Your Name
I've always veered away from Anime - I've never quite understood it, always finding the tropes too cliche and its treatment of women a tad too subjective. This isn't to say I don't like aspects of it, Anime has some great and endearing qualities. Who would I be if I were to discount such masterworks as those of Studio Ghibli, the eclectic jazz delights of Cowboy Beebop and the hedonistic Akira just because of where it had come from and a few bad experiences of Anime in my youth, so it is with a glad heart that I didn't discount Your Name - in fact I'm damn glad as this film is really rather good.
Director Makoto Shinkai pulls together an exceptional tale, falling somewhere between the Star Trek episode The Inner Light and Freaky Friday (Foster not Lohan). It tells the story of two teenagers Mitsuha (Mone Kamishiraishi) and Taki (Ryunosuke Kamiki) who find their minds inexplicably displaced, awaking to find their spirits placed in the body of the other. Their lives from this point on become intertwined as they are forced to adapt and to learn to live with each other despite the distance and disconnection between their quite separate and different lives. This central gimmick provides much of the humour - seeing a teenage boy experience being a woman for the first, second and third time is a delight with an excellent recurring gag that fully encapsulates the male mind and provides a wonderful level of levity in the film's darker and more tense moments.

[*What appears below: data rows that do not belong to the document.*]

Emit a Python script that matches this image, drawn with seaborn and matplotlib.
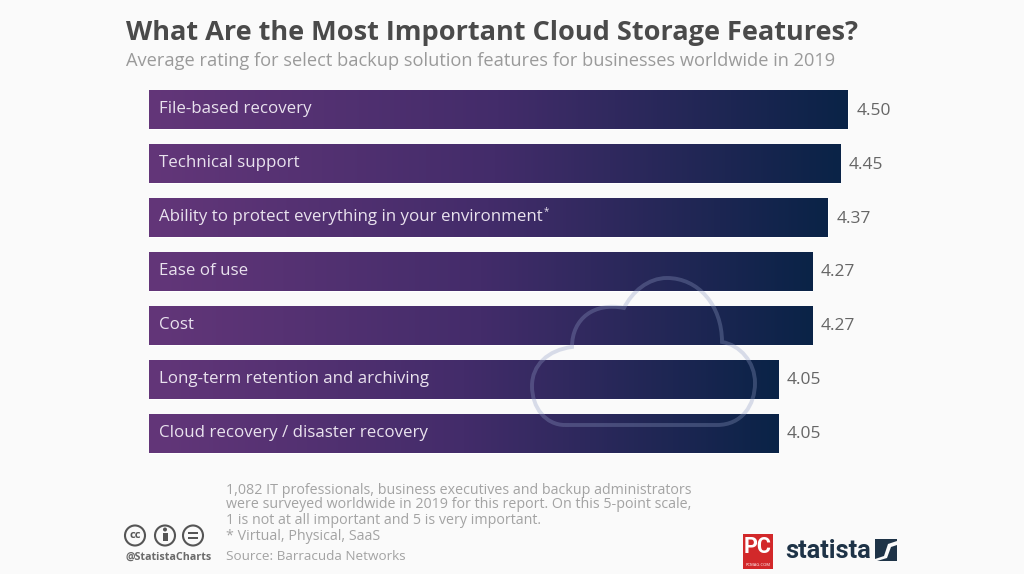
import matplotlib.pyplot as plt
import numpy as np
import pandas as pd
import seaborn as sns
from matplotlib.colors import LinearSegmentedColormap
from matplotlib.patches import Circle, PathPatch, Polygon, Rectangle
from matplotlib.path import Path

features = [
    "File-based recovery",
    "Technical support",
    "Ability to protect everything in your environment",
    "Ease of use",
    "Cost",
    "Long-term retention and archiving",
    "Cloud recovery / disaster recovery",
]
ratings = [4.50, 4.45, 4.37, 4.27, 4.27, 4.05, 4.05]
rating_labels = ["4.50", "4.45", "4.37", "4.27", "4.27", "4.05", "4.05"]

title = "What Are the Most Important Cloud Storage Features?"
subtitle = "Average rating for select backup solution features for businesses worldwide in 2019"
notes = [
    "1,082 IT professionals, business executives and backup administrators",
    "were surveyed worldwide in 2019 for this report. On this 5-point scale,",
    "1 is not at all important and 5 is very important.",
    "* Virtual, Physical, SaaS",
]
source = "Source: Barracuda Networks"

BG = "#fafafa"
W, H = 1024, 574

sns.set_theme(style="white")
plt.rcParams["font.family"] = ["Open Sans", "DejaVu Sans"]

fig = plt.figure(figsize=(W / 100, H / 100), dpi=100, facecolor=BG)

# chart axes placed so that bars line up with the reference pixels
ax = fig.add_axes([149 / W, 1 - 460.5 / H, 714.5 / W, 377.5 / H])
ax.set_facecolor("none")
df = pd.DataFrame({"feature": features, "rating": ratings})
sns.barplot(data=df, y="feature", x="rating", ax=ax, width=0.715, color="#3a2a66", saturation=1)
ax.set_xlim(0, 4.6)
ax.set_ylim(6.5, -0.5)
ax.set_xlabel("")
ax.set_ylabel("")
ax.set_xticks([])
ax.set_yticks([])
sns.despine(ax=ax, left=True, bottom=True)

# horizontal gradient over each bar
grad = LinearSegmentedColormap.from_list("bar", ["#633679", "#432c6a", "#0a2347"])
ramp = np.linspace(0, 1, 256).reshape(1, -1)
for patch in ax.containers[0]:
    x0, y0 = patch.get_x(), patch.get_y()
    ax.imshow(ramp, cmap=grad, aspect="auto", zorder=2,
              extent=[x0, x0 + patch.get_width(), y0 + patch.get_height(), y0])
ax.set_xlim(0, 4.6)
ax.set_ylim(6.5, -0.5)

for i, name in enumerate(features):
    ax.annotate(name, xy=(0, i), xytext=(7.5, 0.5), textcoords="offset points",
                color="#e9e2ee", fontsize=12.2, va="center", zorder=4)
    ax.annotate(rating_labels[i], xy=(ratings[i], i), xytext=(6.2, -0.5), textcoords="offset points",
                color="#666666", fontsize=12.5, va="center")

# overlay in reference pixel coordinates for the decoration
ov = fig.add_axes([0, 0, 1, 1], zorder=5)
ov.set_xlim(0, W)
ov.set_ylim(H, 0)
ov.axis("off")

cloud_verts = [
    (565, 425), (717, 425),
    (742, 425), (755, 405), (755, 383),
    (755, 362), (740, 345), (722, 342),
    (722, 305), (698, 278), (667, 278),
    (648, 278), (632, 292), (624, 308),
    (595, 302), (572, 318), (572, 347),
    (548, 350), (532, 365), (532, 386),
    (532, 408), (546, 425), (565, 425),
]
cloud_codes = [Path.MOVETO, Path.LINETO] + [Path.CURVE4] * 21
ov.add_patch(PathPatch(Path(cloud_verts, cloud_codes), fill=False,
                       ec="#8f9cc4", lw=2.8, alpha=0.32))

ov.text(126, 33, title, fontsize=19.55, fontweight="bold", color="#4a4a4a", va="center")
ov.text(126, 61, subtitle, fontsize=13.15, color="#9a9a9a", va="center")
ov.text(544, 212, "*", fontsize=7, color="#e9e2ee", va="center")

for y, line in zip([490, 505, 520, 536], notes):
    ov.text(226, y, line, fontsize=10.3, color="#a3a3a3", va="center")
ov.text(226, 556, source, fontsize=9.7, color="#a3a3a3", va="center")

# cc icons
icon_col = "#555555"
for cx in (135, 165, 193):
    ov.add_patch(Circle((cx, 535.5), 10, fill=False, ec=icon_col, lw=1.5))
ov.text(135, 535, "cc", fontsize=8, fontweight="bold", color=icon_col, ha="center", va="center")
ov.add_patch(Circle((165, 529.5), 2, fc=icon_col, ec="none"))
ov.add_patch(Rectangle((162.5, 532.5), 5, 8.5, fc=icon_col, ec="none"))
ov.add_patch(Rectangle((188, 532), 10, 2, fc=icon_col, ec="none"))
ov.add_patch(Rectangle((188, 537), 10, 2, fc=icon_col, ec="none"))
ov.text(126, 557, "@StatistaCharts", fontsize=7.75, fontweight="bold", color="#6a6a6a", va="center")

# logos
ov.add_patch(Rectangle((743, 534), 30, 35, fc="#d2282a", ec="none"))
ov.text(758, 547, "PC", fontsize=15.5, fontweight="bold", color="white", ha="center", va="center",
        family="Roboto")
ov.text(758, 565, "PCMAG.COM", fontsize=3, color="white", ha="center", va="center")
ov.text(785, 551, "statista", fontsize=18.3, fontweight="bold", color="#1e3347", va="center",
        family="Roboto")
ov.add_patch(Rectangle((875, 539), 22, 22, fc="#1e3347", ec="none"))
ov.add_patch(Polygon([(875, 559), (884, 556), (888, 544), (897, 541), (897, 545), (891, 547),
                      (887, 558), (877, 561), (875, 561)], fc=BG, ec="none"))

fig.savefig("out.png", dpi=100, facecolor=BG)
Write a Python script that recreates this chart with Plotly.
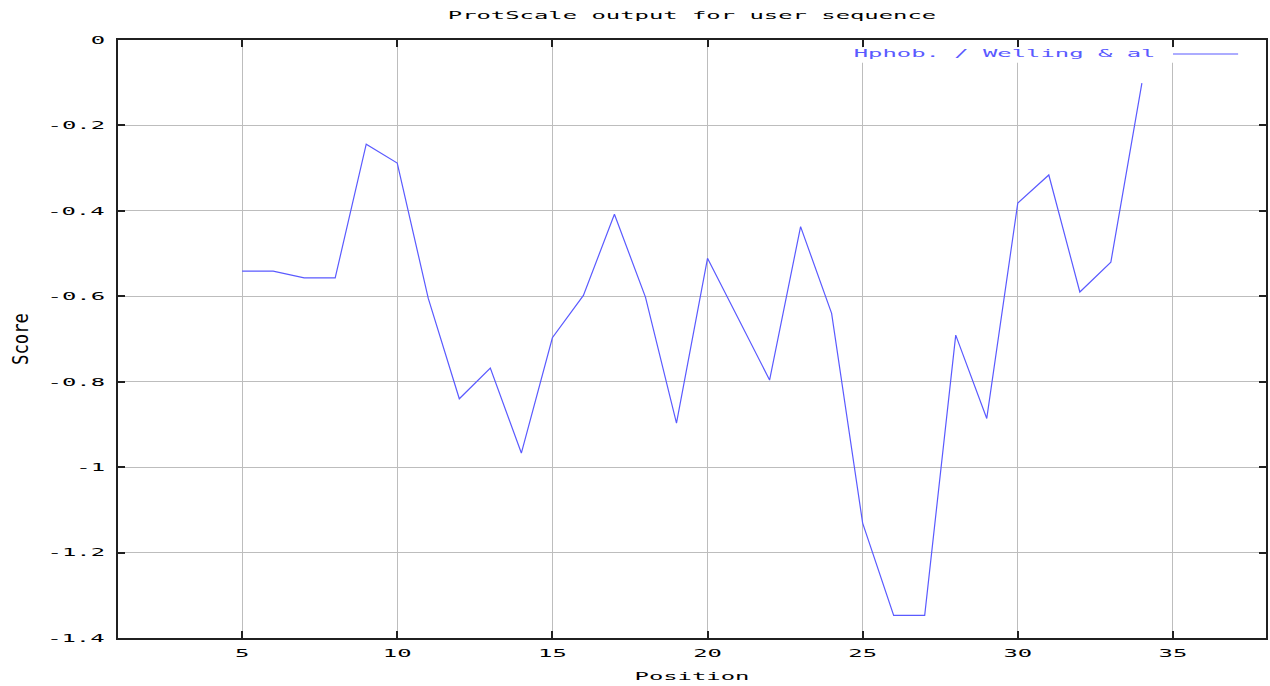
import plotly.graph_objects as go

# Sliding-window hydrophobicity (Welling & al scale)
positions = list(range(5, 35))
scores = [-0.541, -0.541, -0.557, -0.557, -0.244, -0.288, -0.605, -0.840, -0.768, -0.967,
          -0.697, -0.598, -0.408, -0.602, -0.897, -0.511, -0.653, -0.796, -0.437, -0.640,
          -1.131, -1.347, -1.347, -0.691, -0.886, -0.382, -0.316, -0.590, -0.520, -0.101]

x_ticks = [5, 10, 15, 20, 25, 30, 35]
y_ticks = [0, -0.2, -0.4, -0.6, -0.8, -1.0, -1.2, -1.4]
y_tick_labels = ["0", "-0.2", "-0.4", "-0.6", "-0.8", "-1", "-1.2", "-1.4"]

series_name = "Hphob. / Welling & al"
title_text = "ProtScale output for user sequence"

LINE_BLUE = "rgb(90,90,255)"
GRID = "#bdbdbd"
FONT = dict(family="DejaVu Sans Mono", size=11, color="#000000")

fig = go.Figure()
fig.add_trace(go.Scatter(
    x=positions, y=scores, mode="lines", name=series_name,
    line=dict(color=LINE_BLUE, width=1.2), showlegend=False,
))

axis_common = dict(
    showgrid=True, gridcolor=GRID, gridwidth=1.3,
    showline=True, linecolor="#202020", linewidth=1.5, mirror="ticks",
    ticks="inside", ticklen=7, tickcolor="#202020", tickwidth=1.5,
    zeroline=False, tickfont=FONT,
)

fig.update_xaxes(
    range=[1, 38], tickmode="array", tickvals=x_ticks,
    ticktext=[str(v) for v in x_ticks], ticklabelstandoff=4,
    title=dict(text="Position", font=FONT, standoff=13),
    **axis_common,
)
fig.update_yaxes(
    range=[-1.4, 0], tickmode="array", tickvals=y_ticks, ticktext=y_tick_labels,
    ticklabelstandoff=9,
    title=dict(text="Score", font=FONT, standoff=51),
    **axis_common,
)

# Key drawn top-right: label followed by a line sample
fig.add_shape(type="rect", xref="paper", yref="paper",
              x0=0.635, x1=0.985, y0=0.962, y1=0.988,
              fillcolor="white", line=dict(width=0), layer="above")
fig.add_shape(type="line", xref="paper", yref="paper",
              x0=0.919, x1=0.9757, y0=0.9766, y1=0.9766,
              line=dict(color=LINE_BLUE, width=1.2), layer="above")
fig.add_annotation(text=series_name, xref="paper", yref="paper",
                   x=0.772, y=0.9766, xanchor="center", yanchor="middle",
                   showarrow=False, font=dict(family="DejaVu Sans Mono", size=11, color=LINE_BLUE))

fig.update_layout(
    width=1270, height=686,
    margin=dict(l=118, r=2, t=40, b=48),
    paper_bgcolor="white", plot_bgcolor="white",
    title=dict(text=title_text, font=FONT, x=0.5, xref="paper",
               y=1 - 15 / 686, yref="container", yanchor="middle", xanchor="center"),
    font=FONT,
)

# Wide, low lettering: stretch each label about its anchor point
post = """
var gd = document.getElementById('{plot_id}');
function stretch(el, sx, sy) {
  var cur = el.getAttribute('transform') || '';
  if (el.getAttribute('data-st') === cur && cur !== '') { return; }
  var bb = el.getBBox();
  var anchor = el.getAttribute('text-anchor') || 'start';
  var cx = bb.x;
  if (anchor === 'middle') { cx = bb.x + bb.width / 2; }
  else if (anchor === 'end') { cx = bb.x + bb.width; }
  var cy = bb.y + bb.height / 2;
  var t = cur + ' translate(' + cx + ',' + cy + ') scale(' + sx + ',' + sy + ') translate(' + (-cx) + ',' + (-cy) + ')';
  el.setAttribute('transform', t);
  el.setAttribute('data-st', t);
}
function widen() {
  gd.querySelectorAll('.gtitle, .xtick text, .ytick text, .xtitle, .annotation-text').forEach(function(el) {
    stretch(el, 2.17, 1);
  });
  gd.querySelectorAll('.ytitle').forEach(function(el) { stretch(el, 1.57, 1.9); });
}
widen();
if (gd.on) { gd.on('plotly_afterplot', widen); }
"""

fig.write_html("out.html", post_script=post)
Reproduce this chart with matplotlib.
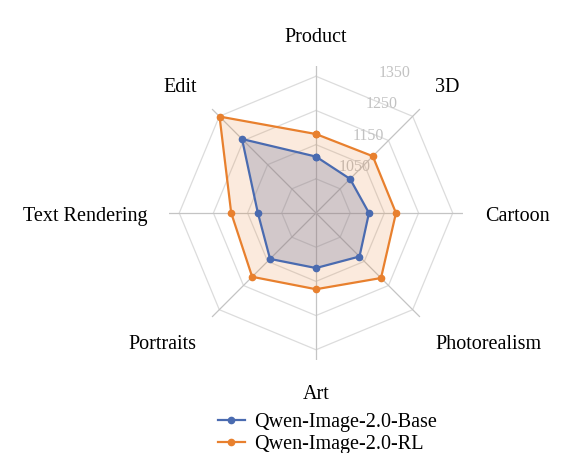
import numpy as np
import matplotlib
matplotlib.use('Agg')
from matplotlib import pyplot as plt

plt.rcParams['font.family'] = ['Liberation Serif', 'DejaVu Serif']

# data
categories = ['Product', '3D', 'Cartoon', 'Photorealism', 'Art', 'Portraits', 'Text Rendering', 'Edit']
base_scores = [1115, 1091, 1105, 1130, 1111, 1140, 1120, 1256]
rl_scores = [1181, 1185, 1184, 1219, 1173, 1214, 1198, 1349]
series_names = ['Qwen-Image-2.0-Base', 'Qwen-Image-2.0-RL']
ring_ticks = [1050, 1150, 1250, 1350]

r_min, r_max = 950, 1380
blue = '#4a6bb0'
orange = '#e8802e'

fig = plt.figure(figsize=(5.62, 4.53), dpi=100)
ax = fig.add_axes([0.3007, 0.2053, 0.5231, 0.6490], projection='polar')
ax.set_theta_zero_location('N')
ax.set_theta_direction(-1)
ax.set_ylim(r_min, r_max)
ax.grid(False)
ax.spines['polar'].set_visible(False)
ax.set_xticks([])
ax.set_yticks([])
ax.patch.set_visible(False)

n = len(categories)
angles = np.arange(n) * 2 * np.pi / n
closed = np.append(angles, angles[0])

# octagon grid
for r in ring_ticks:
    ax.plot(closed, [r] * (n + 1), color='#dcdcdc', lw=0.9, zorder=1)
for a in angles:
    ax.plot([a, a], [r_min, r_max], color='#c4c4c4', lw=0.9, zorder=1)

# radial tick labels
for r in ring_ticks:
    ax.annotate(str(r), xy=(np.pi / 8, r), xytext=(26, 14), textcoords='offset pixels',
                ha='center', va='center', color='#c2c2c2', fontsize=11.5)

# series
def close(v):
    return list(v) + [v[0]]

ax.fill(closed, close(base_scores), color=blue, alpha=0.27, lw=0, zorder=2)
ax.fill(closed, close(rl_scores), color=orange, alpha=0.16, lw=0, zorder=3)
ax.plot(closed, close(base_scores), color=blue, lw=1.6, marker='o', ms=4.5,
        label=series_names[0], zorder=4)
ax.plot(closed, close(rl_scores), color=orange, lw=1.6, marker='o', ms=4.5,
        label=series_names[1], zorder=4)

# category labels, anchored just outside the grid
for a, name in zip(angles, categories):
    s, c = np.sin(a), np.cos(a)
    ha = 'center' if abs(s) < 1e-6 else ('left' if s > 0 else 'right')
    va = 'center' if abs(c) < 1e-6 else ('bottom' if c > 0 else 'top')
    ax.annotate(name, xy=(a, 1444), xytext=(0, -3), textcoords='offset pixels',
                ha=ha, va=va, fontsize=14.5, annotation_clip=False)

fig.legend(loc='center', bbox_to_anchor=(0.582, 0.043), frameon=False, fontsize=14.5,
           handlelength=1.35, handletextpad=0.45, labelspacing=0.15, borderpad=0)

fig.savefig('out.png', dpi=100)
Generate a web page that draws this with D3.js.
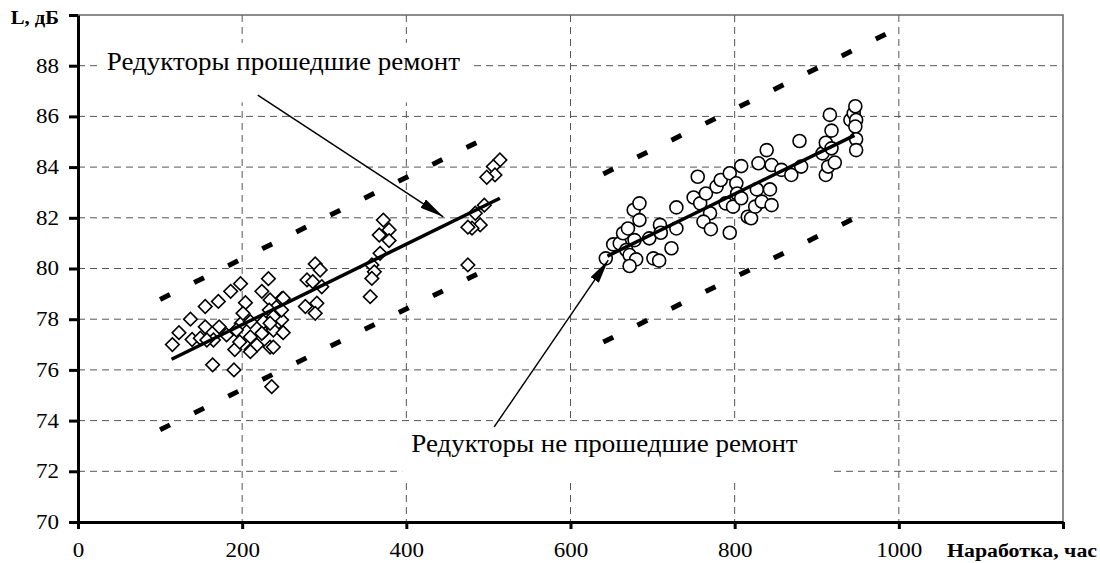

The animation is second to none and carries on a grand tradition of hand drawn animation that has been gradually dying off in the West. It's stupendously stylised with subtle and verdant differences between its two locations; the hyper realistic Tokyo with its shimmering surfaces, and the grand and majestic countryside of Itomori, coloured with hues of green and blue. Each is alive in its own way, offering another dichotomy between the star crossed pair. The animation alone is reason to see this film - much like Ghibli before it, Your Name stands out for embracing the form and altering it stylistically when it sees fit.
Your Name juggles a large number of themes and concepts and delivers on all of them; the juxtapositions it provides revel in a beautiful portrait of adolescence and melancholia. If you're not adverse to Anime then this film is a must see, and for those like me who have trouble with the genre this is a perfect opportunity to put aside your irrational dislike and embrace this impressive feat of both animation and story telling. There is nothing quite like it.